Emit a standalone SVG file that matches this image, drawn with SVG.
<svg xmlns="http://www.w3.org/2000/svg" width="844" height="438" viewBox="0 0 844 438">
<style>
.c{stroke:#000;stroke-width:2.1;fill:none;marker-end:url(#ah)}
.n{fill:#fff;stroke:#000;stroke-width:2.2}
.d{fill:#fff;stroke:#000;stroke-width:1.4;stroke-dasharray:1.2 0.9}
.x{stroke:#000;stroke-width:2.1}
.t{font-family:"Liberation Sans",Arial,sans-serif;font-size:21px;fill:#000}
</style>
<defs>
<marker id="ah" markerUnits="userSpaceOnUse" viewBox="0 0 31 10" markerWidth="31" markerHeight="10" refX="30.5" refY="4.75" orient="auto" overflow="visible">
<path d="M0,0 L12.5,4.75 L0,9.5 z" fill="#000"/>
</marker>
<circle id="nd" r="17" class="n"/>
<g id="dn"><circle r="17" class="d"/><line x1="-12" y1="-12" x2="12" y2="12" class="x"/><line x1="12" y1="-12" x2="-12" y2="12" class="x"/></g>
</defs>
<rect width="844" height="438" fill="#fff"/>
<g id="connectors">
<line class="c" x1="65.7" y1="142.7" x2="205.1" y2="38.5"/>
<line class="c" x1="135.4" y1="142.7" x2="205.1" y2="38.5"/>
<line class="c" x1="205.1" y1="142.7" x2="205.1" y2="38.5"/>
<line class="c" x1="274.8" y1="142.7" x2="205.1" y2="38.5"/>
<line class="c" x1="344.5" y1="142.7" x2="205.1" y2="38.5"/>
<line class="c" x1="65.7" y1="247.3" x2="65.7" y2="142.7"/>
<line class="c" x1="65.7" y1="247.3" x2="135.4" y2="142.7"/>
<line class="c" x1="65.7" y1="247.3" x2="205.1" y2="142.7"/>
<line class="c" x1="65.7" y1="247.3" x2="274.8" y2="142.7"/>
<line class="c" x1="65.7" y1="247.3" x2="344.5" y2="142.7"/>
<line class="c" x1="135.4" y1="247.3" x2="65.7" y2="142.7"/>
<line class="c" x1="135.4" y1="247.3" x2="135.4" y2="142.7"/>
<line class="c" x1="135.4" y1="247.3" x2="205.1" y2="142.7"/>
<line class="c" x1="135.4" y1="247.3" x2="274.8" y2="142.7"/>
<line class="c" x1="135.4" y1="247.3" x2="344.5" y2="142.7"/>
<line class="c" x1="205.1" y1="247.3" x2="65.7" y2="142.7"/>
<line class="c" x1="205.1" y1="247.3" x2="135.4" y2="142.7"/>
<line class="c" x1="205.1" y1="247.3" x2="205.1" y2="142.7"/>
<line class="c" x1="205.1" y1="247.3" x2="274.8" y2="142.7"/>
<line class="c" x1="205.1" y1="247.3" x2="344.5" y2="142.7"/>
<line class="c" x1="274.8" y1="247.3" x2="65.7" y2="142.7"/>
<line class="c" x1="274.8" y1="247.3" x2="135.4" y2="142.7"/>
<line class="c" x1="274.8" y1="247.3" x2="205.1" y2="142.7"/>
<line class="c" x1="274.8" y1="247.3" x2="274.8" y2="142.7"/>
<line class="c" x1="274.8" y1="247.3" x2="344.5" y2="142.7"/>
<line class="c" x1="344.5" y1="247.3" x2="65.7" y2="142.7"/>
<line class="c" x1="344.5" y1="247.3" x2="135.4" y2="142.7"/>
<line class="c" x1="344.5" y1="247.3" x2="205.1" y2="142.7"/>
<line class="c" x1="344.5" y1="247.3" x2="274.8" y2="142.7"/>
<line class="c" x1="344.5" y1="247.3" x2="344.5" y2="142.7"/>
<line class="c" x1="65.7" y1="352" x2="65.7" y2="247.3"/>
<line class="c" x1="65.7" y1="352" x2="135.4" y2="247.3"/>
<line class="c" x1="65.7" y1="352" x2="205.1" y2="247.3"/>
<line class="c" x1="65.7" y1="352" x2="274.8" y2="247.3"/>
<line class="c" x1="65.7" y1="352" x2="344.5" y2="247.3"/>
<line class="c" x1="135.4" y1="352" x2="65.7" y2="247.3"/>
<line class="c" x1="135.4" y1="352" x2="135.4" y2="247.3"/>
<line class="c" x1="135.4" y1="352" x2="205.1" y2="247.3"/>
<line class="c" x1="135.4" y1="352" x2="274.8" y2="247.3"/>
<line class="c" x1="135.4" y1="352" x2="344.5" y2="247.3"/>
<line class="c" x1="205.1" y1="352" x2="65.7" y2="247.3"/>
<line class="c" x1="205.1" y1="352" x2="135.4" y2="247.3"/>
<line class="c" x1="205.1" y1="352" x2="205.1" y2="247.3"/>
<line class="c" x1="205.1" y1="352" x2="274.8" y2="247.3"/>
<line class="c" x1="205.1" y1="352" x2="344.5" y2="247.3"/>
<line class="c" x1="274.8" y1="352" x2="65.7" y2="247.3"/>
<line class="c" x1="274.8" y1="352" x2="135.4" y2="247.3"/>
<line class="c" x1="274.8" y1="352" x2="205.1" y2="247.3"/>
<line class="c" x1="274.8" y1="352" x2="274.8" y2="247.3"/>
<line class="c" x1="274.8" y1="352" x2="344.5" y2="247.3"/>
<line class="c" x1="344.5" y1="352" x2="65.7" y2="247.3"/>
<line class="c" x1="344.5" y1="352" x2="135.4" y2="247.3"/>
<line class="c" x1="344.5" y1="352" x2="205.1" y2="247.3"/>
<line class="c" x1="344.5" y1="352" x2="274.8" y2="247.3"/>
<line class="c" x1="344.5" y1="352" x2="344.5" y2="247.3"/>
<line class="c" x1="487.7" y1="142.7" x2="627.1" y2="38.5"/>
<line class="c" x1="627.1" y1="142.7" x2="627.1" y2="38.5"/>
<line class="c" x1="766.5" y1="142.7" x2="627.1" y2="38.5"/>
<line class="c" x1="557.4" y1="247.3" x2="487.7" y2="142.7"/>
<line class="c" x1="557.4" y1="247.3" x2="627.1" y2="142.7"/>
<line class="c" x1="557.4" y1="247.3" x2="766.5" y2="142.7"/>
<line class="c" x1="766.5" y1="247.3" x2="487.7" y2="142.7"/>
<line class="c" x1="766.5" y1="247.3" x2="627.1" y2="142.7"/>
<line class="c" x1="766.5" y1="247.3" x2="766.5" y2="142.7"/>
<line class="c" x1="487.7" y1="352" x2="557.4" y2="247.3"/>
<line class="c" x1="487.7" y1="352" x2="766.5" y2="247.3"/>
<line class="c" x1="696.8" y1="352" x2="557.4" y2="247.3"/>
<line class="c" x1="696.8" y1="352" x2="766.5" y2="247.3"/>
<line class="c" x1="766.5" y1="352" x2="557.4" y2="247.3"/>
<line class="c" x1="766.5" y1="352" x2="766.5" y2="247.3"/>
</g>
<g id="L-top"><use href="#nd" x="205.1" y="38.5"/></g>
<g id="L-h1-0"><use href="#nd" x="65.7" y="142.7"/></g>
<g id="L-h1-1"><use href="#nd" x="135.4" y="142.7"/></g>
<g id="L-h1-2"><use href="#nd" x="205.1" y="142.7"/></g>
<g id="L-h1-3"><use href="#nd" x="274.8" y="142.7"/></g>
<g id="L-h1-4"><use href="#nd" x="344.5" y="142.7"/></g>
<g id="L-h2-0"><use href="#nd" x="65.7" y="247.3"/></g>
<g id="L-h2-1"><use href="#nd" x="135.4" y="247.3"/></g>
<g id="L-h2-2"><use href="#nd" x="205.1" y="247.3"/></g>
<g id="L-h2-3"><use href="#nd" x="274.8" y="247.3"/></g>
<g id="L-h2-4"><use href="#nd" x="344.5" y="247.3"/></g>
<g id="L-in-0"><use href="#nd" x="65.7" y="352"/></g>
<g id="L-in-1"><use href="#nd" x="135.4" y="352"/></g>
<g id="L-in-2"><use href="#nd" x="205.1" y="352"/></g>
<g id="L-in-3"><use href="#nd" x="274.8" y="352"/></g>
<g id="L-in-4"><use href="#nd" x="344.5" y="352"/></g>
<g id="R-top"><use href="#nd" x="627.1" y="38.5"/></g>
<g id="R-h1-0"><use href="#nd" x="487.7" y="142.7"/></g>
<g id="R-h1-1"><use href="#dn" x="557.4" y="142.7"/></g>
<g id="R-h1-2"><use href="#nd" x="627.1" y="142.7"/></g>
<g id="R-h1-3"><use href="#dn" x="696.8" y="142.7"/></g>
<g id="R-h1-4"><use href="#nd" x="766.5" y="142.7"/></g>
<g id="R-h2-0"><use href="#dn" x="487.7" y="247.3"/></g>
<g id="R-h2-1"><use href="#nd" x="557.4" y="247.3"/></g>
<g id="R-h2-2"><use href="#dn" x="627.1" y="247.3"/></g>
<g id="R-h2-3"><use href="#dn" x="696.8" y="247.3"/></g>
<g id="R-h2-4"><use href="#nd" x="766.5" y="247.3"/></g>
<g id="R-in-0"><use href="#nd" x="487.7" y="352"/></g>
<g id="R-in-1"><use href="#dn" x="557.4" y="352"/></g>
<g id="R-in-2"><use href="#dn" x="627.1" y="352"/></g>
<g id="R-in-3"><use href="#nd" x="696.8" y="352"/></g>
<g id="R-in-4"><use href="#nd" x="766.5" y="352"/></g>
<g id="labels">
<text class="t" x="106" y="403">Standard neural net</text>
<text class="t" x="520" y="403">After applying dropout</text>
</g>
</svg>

::::::::

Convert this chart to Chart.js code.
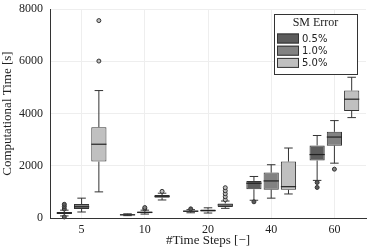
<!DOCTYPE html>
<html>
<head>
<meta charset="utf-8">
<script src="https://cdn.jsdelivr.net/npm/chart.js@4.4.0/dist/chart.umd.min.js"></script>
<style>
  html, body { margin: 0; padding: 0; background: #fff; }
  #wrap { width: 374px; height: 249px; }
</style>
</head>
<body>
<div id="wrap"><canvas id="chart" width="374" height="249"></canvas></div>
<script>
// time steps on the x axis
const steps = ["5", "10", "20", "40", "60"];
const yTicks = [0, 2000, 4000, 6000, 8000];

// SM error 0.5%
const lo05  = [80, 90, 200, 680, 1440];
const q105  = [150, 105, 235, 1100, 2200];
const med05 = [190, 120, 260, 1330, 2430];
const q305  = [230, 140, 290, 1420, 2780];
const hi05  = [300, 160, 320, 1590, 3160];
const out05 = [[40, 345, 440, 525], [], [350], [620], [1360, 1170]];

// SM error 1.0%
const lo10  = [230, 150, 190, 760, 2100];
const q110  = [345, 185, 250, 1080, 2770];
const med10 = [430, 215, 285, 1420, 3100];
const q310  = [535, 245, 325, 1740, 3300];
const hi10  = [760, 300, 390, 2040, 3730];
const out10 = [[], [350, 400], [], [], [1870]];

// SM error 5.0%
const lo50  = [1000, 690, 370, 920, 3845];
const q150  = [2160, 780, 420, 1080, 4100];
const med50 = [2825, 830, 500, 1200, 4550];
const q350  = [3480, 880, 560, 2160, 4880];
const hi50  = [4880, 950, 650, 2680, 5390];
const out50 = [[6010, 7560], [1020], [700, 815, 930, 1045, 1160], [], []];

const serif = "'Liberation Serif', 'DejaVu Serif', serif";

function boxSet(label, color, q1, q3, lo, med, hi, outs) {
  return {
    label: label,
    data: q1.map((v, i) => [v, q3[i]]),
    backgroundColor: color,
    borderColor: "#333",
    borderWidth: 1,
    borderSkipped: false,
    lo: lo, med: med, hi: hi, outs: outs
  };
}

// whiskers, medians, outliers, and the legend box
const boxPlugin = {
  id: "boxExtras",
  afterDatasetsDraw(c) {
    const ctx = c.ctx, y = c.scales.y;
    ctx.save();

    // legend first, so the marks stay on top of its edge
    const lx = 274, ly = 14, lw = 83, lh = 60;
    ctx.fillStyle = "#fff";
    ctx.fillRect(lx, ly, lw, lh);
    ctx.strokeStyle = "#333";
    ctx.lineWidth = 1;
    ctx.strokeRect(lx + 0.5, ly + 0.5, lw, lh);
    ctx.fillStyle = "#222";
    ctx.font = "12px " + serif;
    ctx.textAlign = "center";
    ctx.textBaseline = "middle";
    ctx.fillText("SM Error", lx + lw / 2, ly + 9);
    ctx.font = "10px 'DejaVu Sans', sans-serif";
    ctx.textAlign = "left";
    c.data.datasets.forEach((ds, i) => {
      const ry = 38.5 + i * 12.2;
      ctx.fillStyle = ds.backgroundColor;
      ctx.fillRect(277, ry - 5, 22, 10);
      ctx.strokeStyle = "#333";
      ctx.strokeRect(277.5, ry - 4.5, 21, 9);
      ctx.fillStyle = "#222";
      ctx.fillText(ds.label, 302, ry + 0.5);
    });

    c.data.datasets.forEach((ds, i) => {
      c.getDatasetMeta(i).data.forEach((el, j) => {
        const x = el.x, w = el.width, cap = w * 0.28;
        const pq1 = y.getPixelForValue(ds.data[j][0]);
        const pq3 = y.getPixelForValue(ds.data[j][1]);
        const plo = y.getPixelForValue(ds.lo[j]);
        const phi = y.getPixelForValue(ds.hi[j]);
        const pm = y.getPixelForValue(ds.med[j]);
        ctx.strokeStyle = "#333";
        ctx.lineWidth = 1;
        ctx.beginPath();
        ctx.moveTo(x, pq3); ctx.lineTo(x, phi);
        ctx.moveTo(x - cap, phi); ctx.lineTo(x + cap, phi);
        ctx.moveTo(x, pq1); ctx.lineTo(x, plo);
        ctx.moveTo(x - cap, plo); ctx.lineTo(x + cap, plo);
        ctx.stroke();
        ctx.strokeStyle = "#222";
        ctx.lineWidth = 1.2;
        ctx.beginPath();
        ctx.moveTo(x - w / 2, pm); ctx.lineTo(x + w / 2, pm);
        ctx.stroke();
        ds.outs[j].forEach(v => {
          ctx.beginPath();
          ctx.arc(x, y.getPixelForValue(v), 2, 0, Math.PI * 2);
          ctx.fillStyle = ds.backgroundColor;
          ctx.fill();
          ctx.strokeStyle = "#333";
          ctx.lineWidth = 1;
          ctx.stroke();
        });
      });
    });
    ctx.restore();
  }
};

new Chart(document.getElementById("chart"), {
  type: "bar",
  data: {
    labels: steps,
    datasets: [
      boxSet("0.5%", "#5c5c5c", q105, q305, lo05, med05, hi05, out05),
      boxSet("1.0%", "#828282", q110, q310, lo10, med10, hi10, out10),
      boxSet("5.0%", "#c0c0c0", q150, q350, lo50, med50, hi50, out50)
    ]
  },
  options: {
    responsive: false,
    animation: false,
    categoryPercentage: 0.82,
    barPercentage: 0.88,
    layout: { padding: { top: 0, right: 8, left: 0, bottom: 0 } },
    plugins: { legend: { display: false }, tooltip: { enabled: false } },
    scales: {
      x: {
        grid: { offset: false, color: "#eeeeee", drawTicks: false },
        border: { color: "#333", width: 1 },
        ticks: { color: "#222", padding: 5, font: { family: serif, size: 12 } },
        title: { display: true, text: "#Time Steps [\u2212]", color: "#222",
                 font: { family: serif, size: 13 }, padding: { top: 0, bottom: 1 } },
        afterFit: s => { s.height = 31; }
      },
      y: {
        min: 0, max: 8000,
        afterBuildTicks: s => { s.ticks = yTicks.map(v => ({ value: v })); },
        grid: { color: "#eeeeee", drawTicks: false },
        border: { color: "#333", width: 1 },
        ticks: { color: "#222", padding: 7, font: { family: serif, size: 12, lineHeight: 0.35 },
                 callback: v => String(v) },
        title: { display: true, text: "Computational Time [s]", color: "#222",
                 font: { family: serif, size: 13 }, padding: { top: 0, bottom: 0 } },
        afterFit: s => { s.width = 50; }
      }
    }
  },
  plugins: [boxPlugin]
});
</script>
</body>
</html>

::::::::

• _JOB_
Do not include pictures. Give again exactly the lines starting at the one with "Convert this chart to Chart.js code." and ending at the one with "const yTicks = [0, 2000, 4000, 6000, 8000];", both included.

• _RESULT OF THIS EXERCISE_
Convert this chart to Chart.js code.
<!DOCTYPE html>
<html>
<head>
<meta charset="utf-8">
<script src="https://cdn.jsdelivr.net/npm/chart.js@4.4.0/dist/chart.umd.min.js"></script>
<style>
  html, body { margin: 0; padding: 0; background: #fff; }
  #wrap { width: 374px; height: 249px; }
</style>
</head>
<body>
<div id="wrap"><canvas id="chart" width="374" height="249"></canvas></div>
<script>
// time steps on the x axis
const steps = ["5", "10", "20", "40", "60"];
const yTicks = [0, 2000, 4000, 6000, 8000];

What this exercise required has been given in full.